Some of his biggest fights had to do with disagreements with CEO Marissa Mayer, who refused to provide the funding Stamos needed to create what he considered proper security measures at Yahoo, the Times found.
Stamos and Facebook declined to comment for this article.
One of Stamos’s kernel beliefs around security focuses on what’s known as end-to-end encryption, now a standard for many online communications services, such as Apple’s iMessage and Facebook’s WhatsApp. Stamos is a big supporter of encryption, and even confronted the NSA about it during a press conference back in 2015.
At Yahoo, he pushed for this standard, which would have effectively shielded any communications, including emails, from Yahoo’s eyes. But Yahoo execs balked, according to the Times, as it would prevent the company from analyzing users’ emails to create business opportunities, such as targeted advertising.
But Stamos’ biggest issues with Yahoo likely came down to government snooping. The company had agreed to secretly help the U.S. government surveil the emails of many of its users after it was issued a court order to do so, according to The New York Times. Stamos, unhappy with the company’s willingness to work with the U.S. government, was upset enough about it that he left, according to Reuters.

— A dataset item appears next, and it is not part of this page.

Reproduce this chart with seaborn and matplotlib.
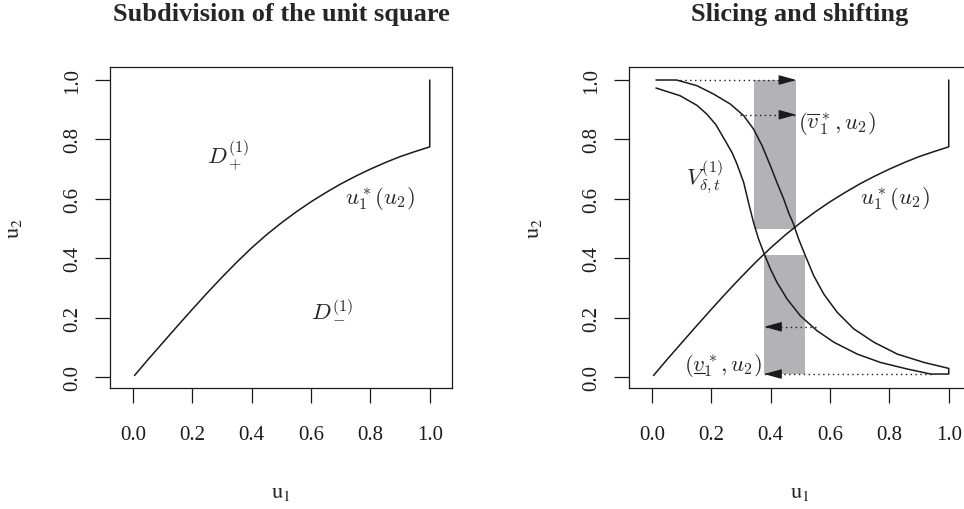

He joined Facebook immediately after leaving Yahoo. Facebook’s previous CSO, Joe Sullivan, had left for Uber.
A myriad of factors may have led to his Stamos’s departure from Yahoo, but if the U.S. government’s role in compromising security had a significant effect, he could be confronting similar issues at Facebook.
The Justice Department recently sought warrants for user accounts related to inauguration protests. (It’s unknown if Facebook will comply.) And last month the social network cooperated with Special Counsel Mueller’s investigation into Russian election meddling, likely after a warrant was issued.
Stamos considers himself a member of what he calls the “technical security community” — the kind of hackers and hardcore security experts that frequent security conventions like Black Hat and Def Con, conferences that Stamos has been attending for 20 years. (The first vacation he ever took with his then-girlfriend, who is now his wife, was to a Def Con security conference in Vegas in 2002.)
At Yahoo, he created teams of programmers who would try to hack into the company’s own systems in an effort to find the holes. At Facebook, he has been a big proponent of the company’s bug-bounty program, which pays hackers who find and report security vulnerabilities back to the company.
Stamos also takes seriously the responsibility of security professionals to protect the internet’s rank-and-file users, the billions of everyday internet users who don’t know a lick about online security. “I’m not very happy with where we are as an industry,” he said to a group of security experts at an event in San Francisco in 2015. “We’re really focusing on the 1 percent.”
In addition to leading the charge internally, Facebook has made him a pseudo-spokesperson for the effort by attaching his name to the company’s reports. When Facebook wrote a paper explaining how Russia carried out its misinformation campaign, Stamos was a co-author. He also wrote the blog post that Facebook published when the company admitted that it sold ads to Russian propagandists. (He has periodically publishes blog posts about internet security to his personal Facebook Page, too.)
Stamos doesn’t seem concerned with the spotlight. During his Black Hat keynote in June, months after Russia’s misinformation campaign on Facebook was already public, Stamos ended his speech with a plea — a plea for the security industry to better protect the billions online who can’t protect themselves.
“We’ve been asking people to pay attention to us for over 20 years. And they are,” Stamos said. “We have the world’s attention. What are we going to do with it?”